After Apple brought Apple Music to the Amazon Echo, the news that they’re bringing iTunes Movies & TV Shows and AirPlay 2 to Samsung TVs isn’t as surprising as it could’ve been. I was looking at upgrading my tv to a 4K one this year, Samsung are now in the frame, but I would expect it to arrive on LG and Amazon Fire TV before the year is out as well.
I’ve been an Instapaper user since it launched so I’m delighted to see it return to the EU now that it is an independent company once again.
When it disappeared from the EU when GDPR hit, I tried to find a way of replacing it first with Pinboard then with Safari Reading List. Neither of which really stuck, so despite the slight concern over why they couldn’t hit the GDPR deadline, I’m back using it and we’ll see if I start using as regularly again.
This is a very interesting article about the influence of Facebook and Google has over society and the unbalanced discourse that has been growing over recent years. It’s been a recurring concern of mine about Micro.blog and the many calls I’ve seen on there for diversity. They have rarely, if ever, included calls for people who take a more conservative stance. Balance is something that is needed if the service is to avoid the pitfalls that created the echo chambers we find on Twitter and Facebook now.

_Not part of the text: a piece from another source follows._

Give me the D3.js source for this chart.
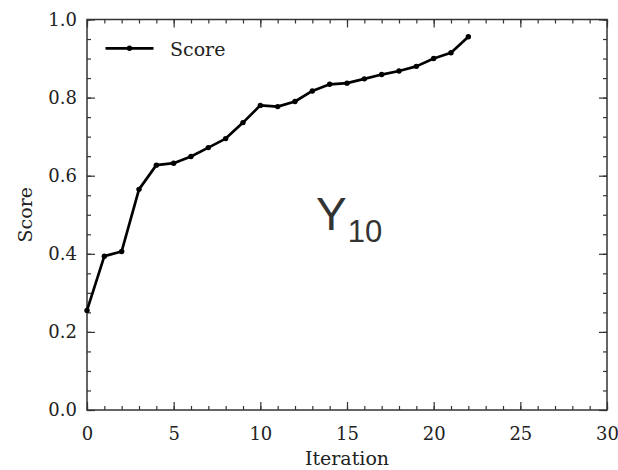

I’ve been thinking a lot about the things that Google announced at I/O this week. I feel like I’m stuck in a weird camp of being both fascinated and terrified all at once.
The rate at which Google Assistant is developing is astounding and the idea that they are working towards the computer from Star Trek is really quite cool. They are clearly getting there quite quickly. The video demos of Duplex making a call on your behalf to make a hair appointment or book a restaurant is frankly amazing. If those video’s are true (why didn’t they do a live demo?) then they’ve created a computer that can pass the Turing Test and fool a human into thinking they are talking to another human. This is one of the things that terrifies me.
I’ve long been uncomfortable with the amount of information Google can gather on people. Now they are showing how a lot of that data has been used to understand how humans communicate in the way they are building Duplex and demonstrating it’s ability to mimic that. Likewise with the new autocomplete in Gmail that they demonstrated, these things are impressive, as is the potential utility of them.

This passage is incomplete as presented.